Instruction: Begin with the line that contains "Recreate this image" and end with the line that contains "CJK JP', 'Noto", transcribing exactly each line in that stretch and no other.

Data extract:
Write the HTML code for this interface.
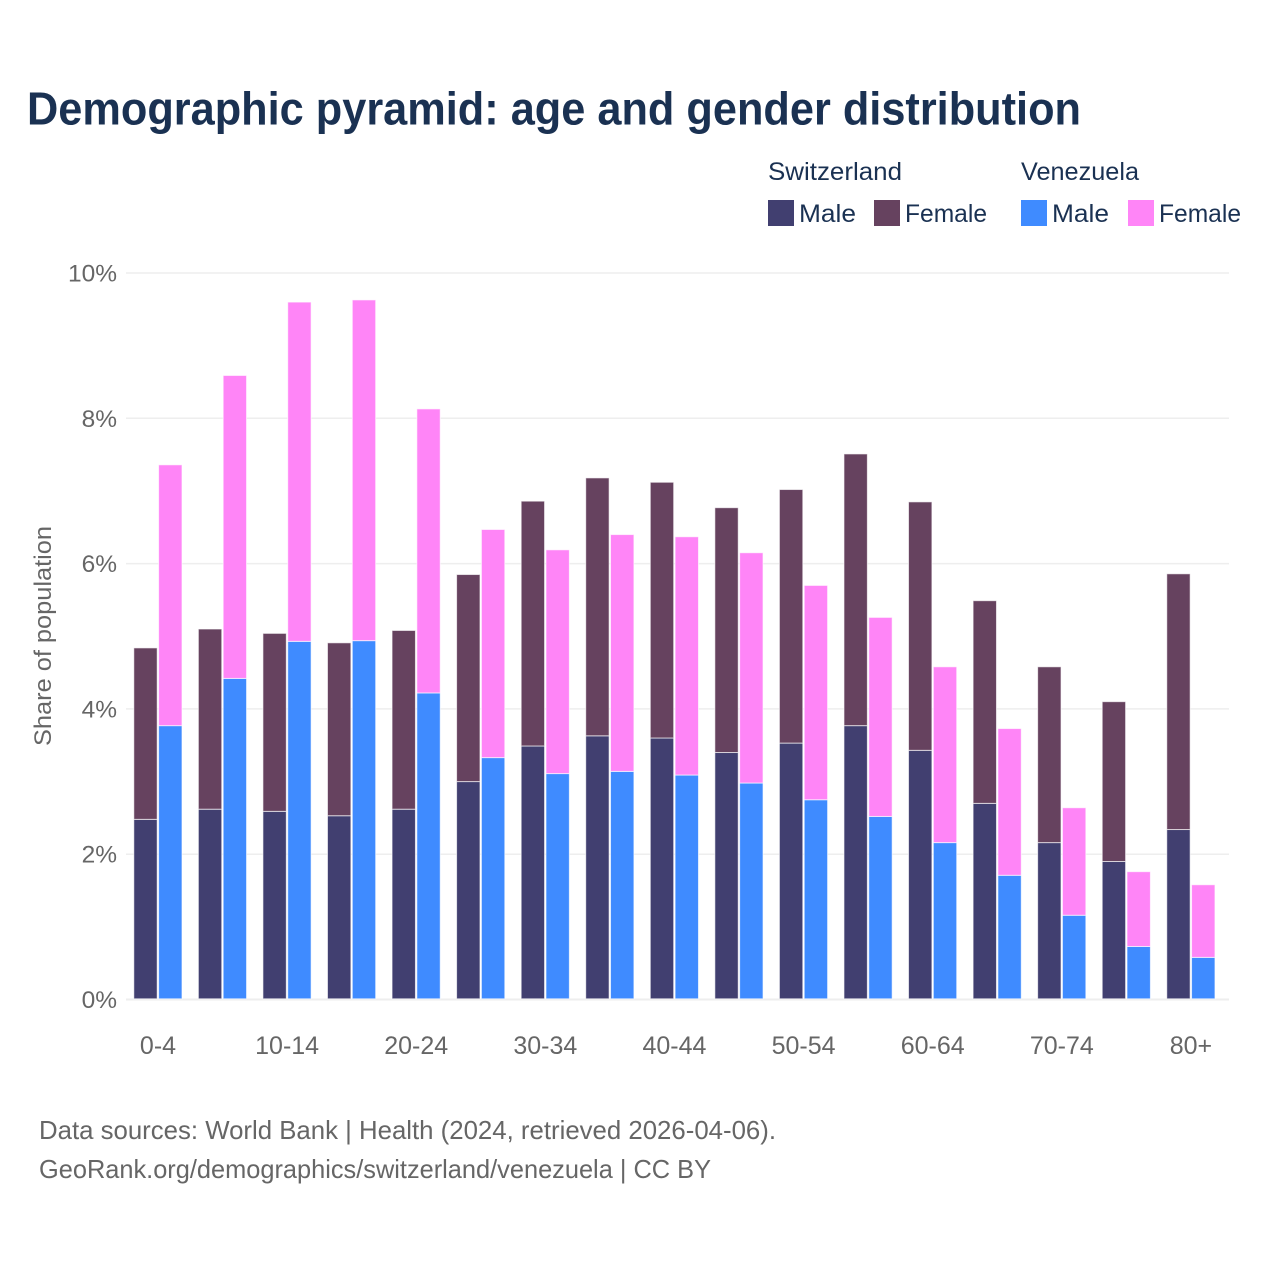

...

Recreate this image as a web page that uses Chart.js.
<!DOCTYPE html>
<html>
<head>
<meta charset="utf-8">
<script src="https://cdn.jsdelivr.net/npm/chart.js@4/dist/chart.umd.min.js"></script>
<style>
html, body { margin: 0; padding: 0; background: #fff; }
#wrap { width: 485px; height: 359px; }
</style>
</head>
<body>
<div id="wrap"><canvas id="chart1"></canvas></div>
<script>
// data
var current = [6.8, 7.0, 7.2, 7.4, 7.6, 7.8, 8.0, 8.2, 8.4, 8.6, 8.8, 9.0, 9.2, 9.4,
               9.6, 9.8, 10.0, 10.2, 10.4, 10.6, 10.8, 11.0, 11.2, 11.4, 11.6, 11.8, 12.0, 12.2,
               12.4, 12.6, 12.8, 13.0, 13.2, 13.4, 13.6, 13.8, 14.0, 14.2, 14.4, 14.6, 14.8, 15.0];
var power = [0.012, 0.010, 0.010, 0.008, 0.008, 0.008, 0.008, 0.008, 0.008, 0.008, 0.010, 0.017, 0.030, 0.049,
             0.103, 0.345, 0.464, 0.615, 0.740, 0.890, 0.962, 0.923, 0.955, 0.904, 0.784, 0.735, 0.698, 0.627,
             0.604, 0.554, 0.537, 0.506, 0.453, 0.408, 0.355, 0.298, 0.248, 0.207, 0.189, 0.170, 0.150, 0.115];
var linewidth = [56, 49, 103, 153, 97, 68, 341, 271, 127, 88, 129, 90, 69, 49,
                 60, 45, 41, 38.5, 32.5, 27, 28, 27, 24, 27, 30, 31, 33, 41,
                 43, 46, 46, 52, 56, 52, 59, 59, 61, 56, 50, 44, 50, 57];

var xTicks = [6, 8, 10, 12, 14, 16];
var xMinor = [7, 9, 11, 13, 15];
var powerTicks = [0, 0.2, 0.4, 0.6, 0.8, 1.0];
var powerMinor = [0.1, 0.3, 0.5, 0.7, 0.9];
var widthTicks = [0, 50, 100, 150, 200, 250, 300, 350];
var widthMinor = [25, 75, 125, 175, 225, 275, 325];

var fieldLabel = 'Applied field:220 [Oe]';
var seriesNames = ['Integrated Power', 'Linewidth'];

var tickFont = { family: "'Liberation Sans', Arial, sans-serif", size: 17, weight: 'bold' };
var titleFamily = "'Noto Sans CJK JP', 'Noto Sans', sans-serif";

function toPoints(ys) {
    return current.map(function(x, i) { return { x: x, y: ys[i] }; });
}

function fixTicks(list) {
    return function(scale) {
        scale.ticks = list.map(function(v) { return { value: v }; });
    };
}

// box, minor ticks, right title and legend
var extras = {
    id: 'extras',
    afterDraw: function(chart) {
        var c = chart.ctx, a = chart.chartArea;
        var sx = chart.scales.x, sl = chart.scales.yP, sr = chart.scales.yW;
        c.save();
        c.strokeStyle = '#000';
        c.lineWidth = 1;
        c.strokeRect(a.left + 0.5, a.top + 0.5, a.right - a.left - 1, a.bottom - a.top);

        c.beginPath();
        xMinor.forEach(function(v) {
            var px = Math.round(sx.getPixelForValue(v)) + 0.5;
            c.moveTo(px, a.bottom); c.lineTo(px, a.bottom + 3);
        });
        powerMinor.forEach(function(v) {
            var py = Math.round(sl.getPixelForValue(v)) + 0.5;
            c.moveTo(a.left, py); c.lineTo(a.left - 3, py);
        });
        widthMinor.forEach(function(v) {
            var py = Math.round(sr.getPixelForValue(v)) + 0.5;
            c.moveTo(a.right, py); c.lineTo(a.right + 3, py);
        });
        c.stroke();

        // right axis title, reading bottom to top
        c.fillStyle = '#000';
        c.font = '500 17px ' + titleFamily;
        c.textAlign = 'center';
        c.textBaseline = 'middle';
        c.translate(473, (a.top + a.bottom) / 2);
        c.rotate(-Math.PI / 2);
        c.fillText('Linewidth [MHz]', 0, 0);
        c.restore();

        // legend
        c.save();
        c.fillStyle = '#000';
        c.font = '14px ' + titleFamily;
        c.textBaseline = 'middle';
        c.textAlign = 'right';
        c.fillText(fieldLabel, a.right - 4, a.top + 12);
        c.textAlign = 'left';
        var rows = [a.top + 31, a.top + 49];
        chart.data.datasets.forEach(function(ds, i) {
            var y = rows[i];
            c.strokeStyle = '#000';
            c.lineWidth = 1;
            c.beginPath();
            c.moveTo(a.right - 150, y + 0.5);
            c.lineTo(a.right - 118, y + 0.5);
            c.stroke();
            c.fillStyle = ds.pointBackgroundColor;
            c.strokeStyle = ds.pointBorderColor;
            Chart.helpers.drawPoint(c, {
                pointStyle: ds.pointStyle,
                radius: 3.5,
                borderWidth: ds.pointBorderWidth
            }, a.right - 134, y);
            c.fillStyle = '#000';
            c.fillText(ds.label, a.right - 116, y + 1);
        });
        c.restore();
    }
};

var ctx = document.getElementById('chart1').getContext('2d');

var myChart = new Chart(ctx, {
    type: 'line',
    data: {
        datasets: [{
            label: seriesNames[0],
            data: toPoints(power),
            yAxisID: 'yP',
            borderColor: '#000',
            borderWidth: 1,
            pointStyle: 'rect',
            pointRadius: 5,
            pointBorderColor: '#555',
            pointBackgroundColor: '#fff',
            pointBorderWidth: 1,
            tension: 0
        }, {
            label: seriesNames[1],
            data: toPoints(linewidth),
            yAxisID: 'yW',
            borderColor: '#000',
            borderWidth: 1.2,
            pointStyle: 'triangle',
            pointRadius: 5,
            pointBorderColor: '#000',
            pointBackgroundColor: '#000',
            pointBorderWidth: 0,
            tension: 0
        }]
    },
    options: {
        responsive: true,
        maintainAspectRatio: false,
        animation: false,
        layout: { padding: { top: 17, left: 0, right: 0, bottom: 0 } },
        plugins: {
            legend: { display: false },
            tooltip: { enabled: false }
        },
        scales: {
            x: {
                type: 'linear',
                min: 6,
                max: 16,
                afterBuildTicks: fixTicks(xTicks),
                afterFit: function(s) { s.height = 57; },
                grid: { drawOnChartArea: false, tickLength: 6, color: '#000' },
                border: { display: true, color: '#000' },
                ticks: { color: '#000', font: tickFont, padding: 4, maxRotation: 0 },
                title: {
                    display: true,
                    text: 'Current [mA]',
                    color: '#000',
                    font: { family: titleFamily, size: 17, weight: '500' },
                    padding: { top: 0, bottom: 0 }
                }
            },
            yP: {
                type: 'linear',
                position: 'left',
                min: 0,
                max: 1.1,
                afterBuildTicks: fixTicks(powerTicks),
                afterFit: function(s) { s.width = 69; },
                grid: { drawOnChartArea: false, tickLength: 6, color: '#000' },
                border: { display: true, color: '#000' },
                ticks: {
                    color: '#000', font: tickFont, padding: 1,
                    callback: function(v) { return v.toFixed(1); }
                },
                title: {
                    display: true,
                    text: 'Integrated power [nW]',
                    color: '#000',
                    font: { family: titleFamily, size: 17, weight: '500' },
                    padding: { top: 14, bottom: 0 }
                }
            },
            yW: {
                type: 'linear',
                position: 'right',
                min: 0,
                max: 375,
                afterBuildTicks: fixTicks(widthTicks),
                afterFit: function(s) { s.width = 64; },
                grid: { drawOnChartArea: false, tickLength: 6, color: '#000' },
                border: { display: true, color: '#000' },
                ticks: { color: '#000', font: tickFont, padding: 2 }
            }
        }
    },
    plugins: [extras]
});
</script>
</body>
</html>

Worked solution:
Recreate this image as a web page that uses Chart.js.
<!DOCTYPE html>
<html>
<head>
<meta charset="utf-8">
<script src="https://cdn.jsdelivr.net/npm/chart.js@4/dist/chart.umd.min.js"></script>
<style>
html, body { margin: 0; padding: 0; background: #fff; }
#wrap { width: 485px; height: 359px; }
</style>
</head>
<body>
<div id="wrap"><canvas id="chart1"></canvas></div>
<script>
// data
var current = [6.8, 7.0, 7.2, 7.4, 7.6, 7.8, 8.0, 8.2, 8.4, 8.6, 8.8, 9.0, 9.2, 9.4,
               9.6, 9.8, 10.0, 10.2, 10.4, 10.6, 10.8, 11.0, 11.2, 11.4, 11.6, 11.8, 12.0, 12.2,
               12.4, 12.6, 12.8, 13.0, 13.2, 13.4, 13.6, 13.8, 14.0, 14.2, 14.4, 14.6, 14.8, 15.0];
var power = [0.012, 0.010, 0.010, 0.008, 0.008, 0.008, 0.008, 0.008, 0.008, 0.008, 0.010, 0.017, 0.030, 0.049,
             0.103, 0.345, 0.464, 0.615, 0.740, 0.890, 0.962, 0.923, 0.955, 0.904, 0.784, 0.735, 0.698, 0.627,
             0.604, 0.554, 0.537, 0.506, 0.453, 0.408, 0.355, 0.298, 0.248, 0.207, 0.189, 0.170, 0.150, 0.115];
var linewidth = [56, 49, 103, 153, 97, 68, 341, 271, 127, 88, 129, 90, 69, 49,
                 60, 45, 41, 38.5, 32.5, 27, 28, 27, 24, 27, 30, 31, 33, 41,
                 43, 46, 46, 52, 56, 52, 59, 59, 61, 56, 50, 44, 50, 57];

var xTicks = [6, 8, 10, 12, 14, 16];
var xMinor = [7, 9, 11, 13, 15];
var powerTicks = [0, 0.2, 0.4, 0.6, 0.8, 1.0];
var powerMinor = [0.1, 0.3, 0.5, 0.7, 0.9];
var widthTicks = [0, 50, 100, 150, 200, 250, 300, 350];
var widthMinor = [25, 75, 125, 175, 225, 275, 325];

var fieldLabel = 'Applied field:220 [Oe]';
var seriesNames = ['Integrated Power', 'Linewidth'];

var tickFont = { family: "'Liberation Sans', Arial, sans-serif", size: 17, weight: 'bold' };
var titleFamily = "'Noto Sans CJK JP', 'Noto Sans', sans-serif";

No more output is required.